La prise en soin d’un résident se décide en lien avec le médecin coordonnateur, le psychologue ainsi que l’équipe soignante. Il n’y a pas de pré-requis. La première séance sucite souvent interrogations, curiosité mais aussi peur. La personne âgée désorientée ne connait pas ce lieu, ne me connaît pas et peut être effrayée devant le matériel proposé. Les peurs s’estompent assez rapidement, lorsque la personne se sent en confiance et comprend qu’il n’y a aucune attente de résultat.

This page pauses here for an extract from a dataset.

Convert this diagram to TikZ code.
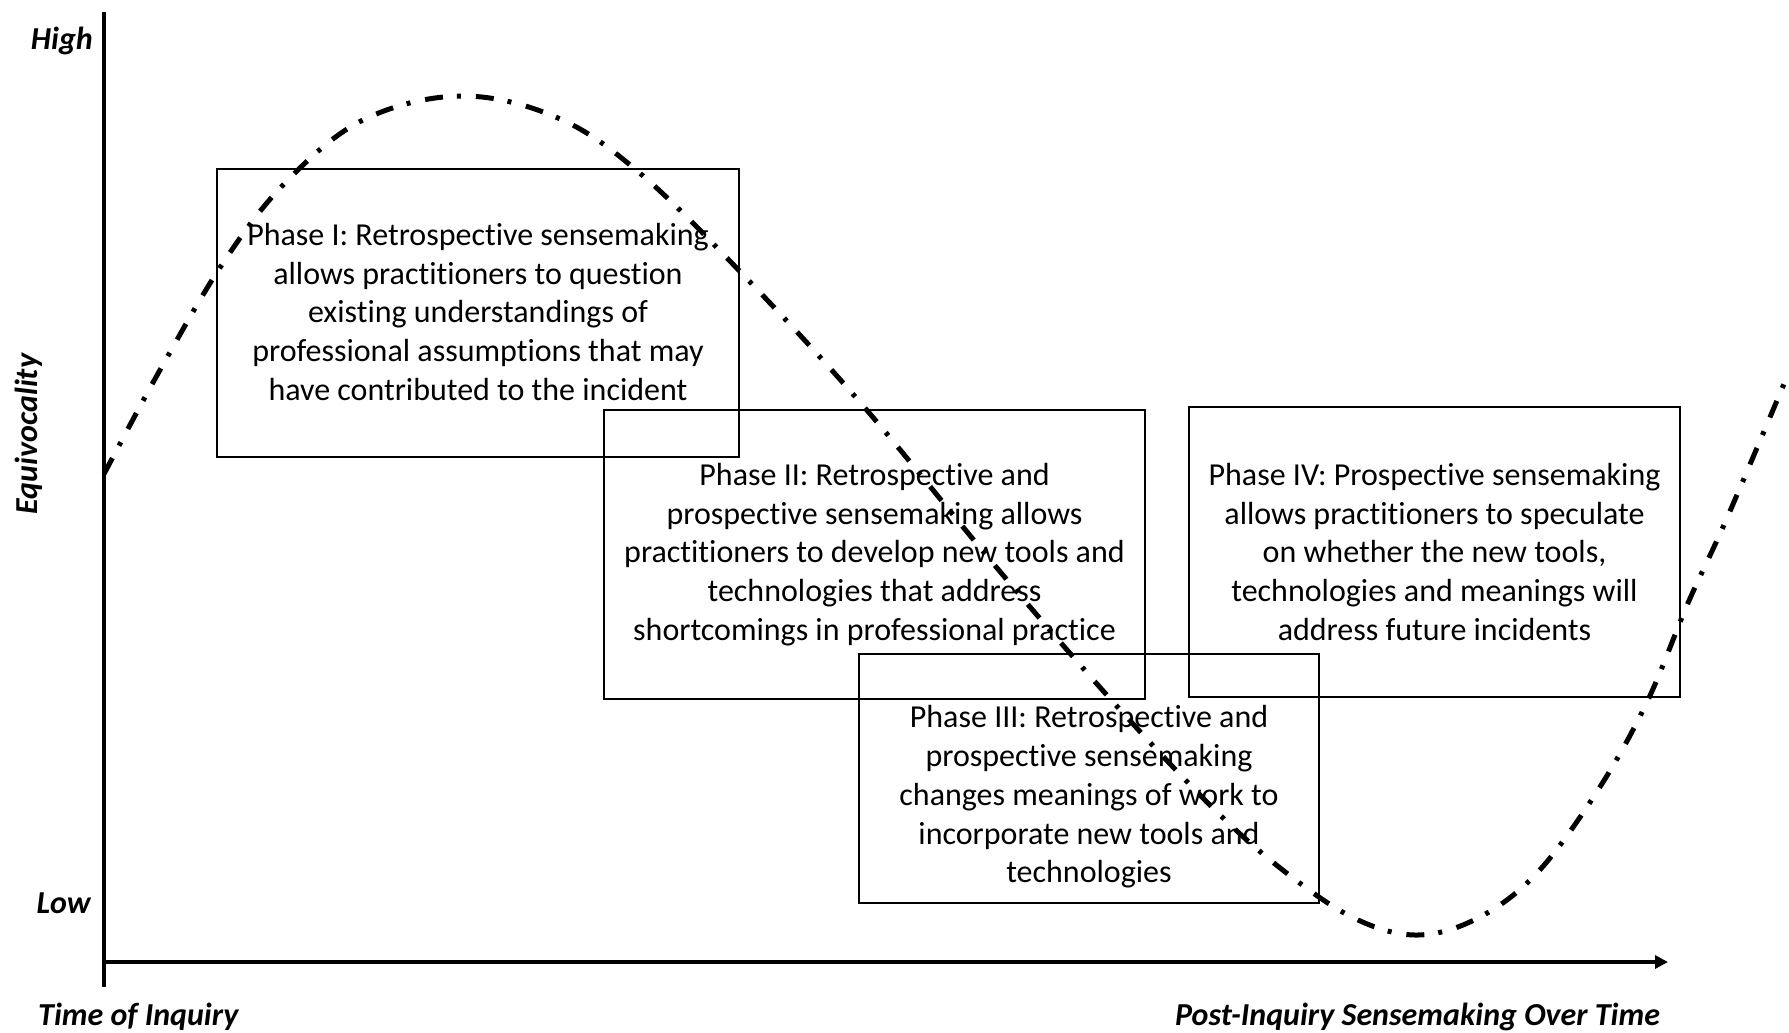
\documentclass[tikz,border=0pt]{standalone}
\usepackage{fontspec}
\setmainfont{Carlito}[Ligatures=NoCommon]
\usetikzlibrary{arrows.meta}
\begin{document}
\begin{tikzpicture}[x=1pt,y=-1pt,
  phasebox/.style={draw, line width=2.5pt, inner sep=0pt},
  phasetext/.style={align=center, inner sep=0pt, font=\fontsize{32}{38.75}\selectfont},
  axislabel/.style={font=\fontsize{32}{37}\selectfont\bfseries\itshape, inner sep=0pt},
  axisline/.style={line width=4pt},
  wave/.style={line width=5pt, dash pattern=on 18pt off 14pt on 4pt off 15pt}]
\useasboundingbox (0,0) rectangle (1789,1033);

% wave
\draw[wave] plot[smooth, tension=0.6] coordinates {
 (104,474) (160,370) (223,263) (285,183) (363,120) (461,96) (558,118)
 (642,175) (750,282) (865,408) (997,568) (1114,703) (1218,813) (1293,878)
 (1358,920) (1418,935) (1478,918) (1537,873) (1598,790) (1647,702)
 (1688,603) (1727,518) (1789,372)};

% axes
\coordinate (ytop) at (104,12);
\coordinate (ybot) at (104,987);
\coordinate (orig) at (104,962);
\coordinate (xend) at (1668,962);
\draw[axisline] (ybot) -- (ytop);
\draw[axisline, -{Triangle[length=13pt,width=13pt]}] (orig) -- (xend);

% boxes
\node[phasebox, minimum width=522pt, minimum height=288pt] (b1) at (478,313) {};
\node[phasebox, minimum width=541pt, minimum height=289pt] (b2) at (874.5,554.5) {};
\node[phasebox, minimum width=460pt, minimum height=249pt] (b3) at (1089,778.5) {};
\node[phasebox, minimum width=491pt, minimum height=290pt] (b4) at (1434.5,552) {};

% texts
\node[phasetext] (t1) at (478,312) {Phase I: Retrospective sensemaking\\allows practitioners to question\\existing understandings of\\professional assumptions that may\\have contributed to the incident};
\node[phasetext] (t2) at (874.5,554.5) {Phase II: Retrospective and\\prospective sensemaking allows\\practitioners to develop new tools and\\technologies that address\\shortcomings in professional practice};
\node[phasetext] (t3) at (1089,797) {Phase III: Retrospective and\\prospective sensemaking\\changes meanings of work to\\incorporate new tools and\\technologies};
\node[phasetext] (t4) at (1434.5,552) {Phase IV: Prospective sensemaking\\allows practitioners to speculate\\on whether the new tools,\\technologies and meanings will\\address future incidents};

% axis labels
\node[axislabel, anchor=base east] (high) at (93,50) {High};
\node[axislabel, anchor=base east] (low) at (91,913) {Low};
\node[axislabel, rotate=90, anchor=base] (equiv) at (37,434) {Equivocality};
\node[axislabel, anchor=base west] (tinq) at (38,1025) {Time of Inquiry};
\node[axislabel, anchor=base west] (post) at (1175,1025) {Post-Inquiry Sensemaking Over Time};
\end{tikzpicture}
\end{document}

La musique douce est aussi là pour envelopper la personne et la sécuriser. La personne abandonne ses défenses et se laisse accompagner en confiance sans crainte de se tromper ou « de rater ». La couleur jaillit, les formes naissent sous ses yeux, les images s’articulent pour exprimer une idée… Chaque rencontre réserve de jolies surprises. Des larmes chargées d’émotion devant une réalisation, une parole qui s’ébauche quand celle-ci se faisait si rare, un regard qui s’éclaire, un lien qui se crée entre deux résidents, un « oui » spontané quand toute invitation à créer ne recueillait que des « non », une main qui malgré la douleur, s’obstine à aller au bout, un rire qui surgit soudain et enfin l’expression de la joie devant une production au travers de laquelle l’indicible a pris forme…

Comment se déroule une séance type?

En individuel, la personne âgée dépendante est dirigée par mes soins dans la salle d’art- thérapie. Le temps de l’accueil permet de prendre des nouvelles. La personne est sollicitée sur son désir du jour, peindre? Coller? Modeler?

Sans demande exprimée, je me base sur les éléments observés lors des séances précédentes. La proposition créatrice respecte les objectifs élaborés préalablement. Ce peut être une production à 4 mains ou un accompagnement avec une observation attentive et bienveillante.

Un petit temps d’échange est proposé à l’issue de la séance. Ce retour permet au résident de s’exprimer sur le moment passé, ses impressions et ressentis face à l’objet créé. Le résident peut afficher sa production dans sa chambre, l’offrir, ou de la laisser à l’atelier. En collectif, les temps d’accueil, de création et d’échange font également partie du rituel.

Les propositions sont adaptées à chacun en fonction d’un désir exprimé ou d’un objectif spécifique. Elles sont généralement communes au groupe. La proposition est ludique pour apporter une certaine légèreté dans l’acte de créer. Elle invite également à davantage de lâcher-prise. Le jeu libère des enjeux et accueille le « je ».

Le réaménagement psychique favorisé par l’acte de créer permet à la personne de retrouver un élan de vie, stimulée aux niveaux créatif, cognitif et sensoriel pour retrouver « le sentiment d’être ».